### Work to be completed
Each line from the top of the listing through the one holding "from bokeh.resources import INLINE" should be restated word for word, with nothing added and no pictures.

--------------------------------

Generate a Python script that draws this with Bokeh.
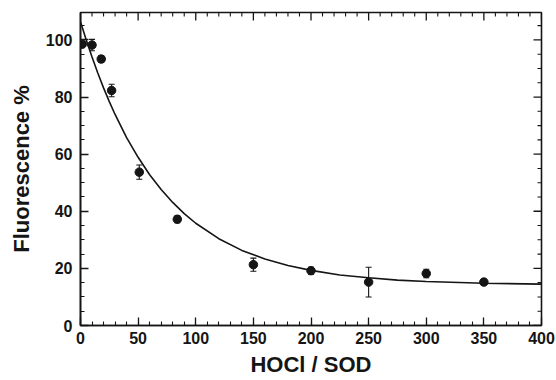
from bokeh.plotting import figure
from bokeh.models import (ColumnDataSource, Whisker, TeeHead, LinearAxis,
                          SingleIntervalTicker, Range1d)
from bokeh.embed import file_html
from bokeh.resources import INLINE

# measured data (HOCl/SOD ratio vs fluorescence %)
ratio = [1.5, 10, 18, 27, 51, 84, 150, 200, 250, 300, 350]
fluor = [98.5, 98.2, 93.3, 82.3, 53.7, 37.2, 21.3, 19.2, 15.2, 18.2, 15.2]
err = [0.6, 2.0, 1.2, 2.2, 2.5, 1.2, 2.3, 1.2, 5.2, 1.5, 1.0]

# fitted curve
fit_x = [0, 5, 10, 15, 20, 25, 30, 40, 50, 60, 70, 80, 90, 100, 120, 140,
         160, 180, 200, 225, 250, 275, 300, 350, 400]
fit_y = [106.4, 100.0, 94.0, 88.4, 83.2, 78.4, 73.9, 65.8, 58.9, 52.8, 47.6,
         43.1, 39.2, 35.8, 30.4, 26.3, 23.3, 21.0, 19.3, 17.7, 16.7, 15.9,
         15.4, 14.8, 14.5]

x_label = "HOCl / SOD"
y_label = "Fluorescence %"

X_MAX, Y_MAX = 400, 109.6
X_MAJOR, X_MINOR = 50, 10
Y_MAJOR, Y_MINOR = 20, 5

INK = "#151515"
FONT = "Liberation Sans"

p = figure(width=556, height=380, output_backend="svg", toolbar_location=None,
           x_range=Range1d(0, X_MAX), y_range=Range1d(0, Y_MAX),
           min_border_left=80, min_border_right=15, min_border_top=12,
           min_border_bottom=55, x_axis_type=None, y_axis_type=None)
p.xgrid.visible = False
p.ygrid.visible = False
p.outline_line_color = INK
p.outline_line_width = 1.6
p.background_fill_color = "white"
p.border_fill_color = "white"

def style(ax):
    ax.axis_line_color = INK
    ax.axis_line_width = 1.6
    ax.major_tick_line_color = INK
    ax.minor_tick_line_color = INK
    ax.major_tick_line_width = 1.3
    ax.minor_tick_line_width = 1.1
    ax.major_tick_in = 8
    ax.major_tick_out = 0
    ax.minor_tick_in = 4
    ax.minor_tick_out = 0
    ax.major_label_text_font = FONT
    ax.major_label_text_font_style = "bold"
    ax.major_label_text_font_size = "16px"
    ax.major_label_text_color = INK
    ax.axis_label_text_font = FONT
    ax.axis_label_text_font_style = "bold"
    ax.axis_label_text_font_size = "22px"
    ax.axis_label_text_color = INK

xb = LinearAxis(ticker=SingleIntervalTicker(interval=X_MAJOR, num_minor_ticks=X_MAJOR // X_MINOR),
                axis_label=x_label)
style(xb)
xb.major_label_standoff = 6
xb.axis_label_standoff = 5
p.add_layout(xb, "below")

yl = LinearAxis(ticker=SingleIntervalTicker(interval=Y_MAJOR, num_minor_ticks=Y_MAJOR // Y_MINOR),
                axis_label=y_label)
style(yl)
yl.major_label_standoff = 8
yl.axis_label_standoff = 9
p.add_layout(yl, "left")

# mirrored inward ticks on the top and right edges (half of each dash is clipped by the frame)
top_major = list(range(0, X_MAX + 1, X_MAJOR))
top_minor = [v for v in range(0, X_MAX + 1, X_MINOR) if v % X_MAJOR]
right_major = list(range(0, int(Y_MAX) + 1, Y_MAJOR))
right_minor = [v for v in range(0, int(Y_MAX) + 1, Y_MINOR) if v % Y_MAJOR]

p.scatter(top_major, [Y_MAX] * len(top_major), marker="dash", size=16,
          angle=1.5707963, line_color=INK, line_width=1.3)
p.scatter(top_minor, [Y_MAX] * len(top_minor), marker="dash", size=8,
          angle=1.5707963, line_color=INK, line_width=1.1)
p.scatter([X_MAX] * len(right_major), right_major, marker="dash", size=16,
          line_color=INK, line_width=1.3)
p.scatter([X_MAX] * len(right_minor), right_minor, marker="dash", size=8,
          line_color=INK, line_width=1.1)

lo = [f - e for f, e in zip(fluor, err)]
hi = [f + e for f, e in zip(fluor, err)]
src = ColumnDataSource(dict(x=ratio, y=fluor, lo=lo, hi=hi))

p.line(fit_x, fit_y, line_color=INK, line_width=1.6)

wh = Whisker(base="x", lower="lo", upper="hi", source=src,
             line_color=INK, line_width=1.1,
             upper_head=TeeHead(size=6, line_color=INK, line_width=1.1),
             lower_head=TeeHead(size=6, line_color=INK, line_width=1.1))
p.add_layout(wh)

p.scatter("x", "y", source=src, size=8.5, marker="circle",
          fill_color=INK, line_color=INK)

open("out.html", "w").write(file_html(p, INLINE))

--------------------------------

### Response to the task
Generate a Python script that draws this with Bokeh.
from bokeh.plotting import figure
from bokeh.models import (ColumnDataSource, Whisker, TeeHead, LinearAxis,
                          SingleIntervalTicker, Range1d)
from bokeh.embed import file_html
from bokeh.resources import INLINE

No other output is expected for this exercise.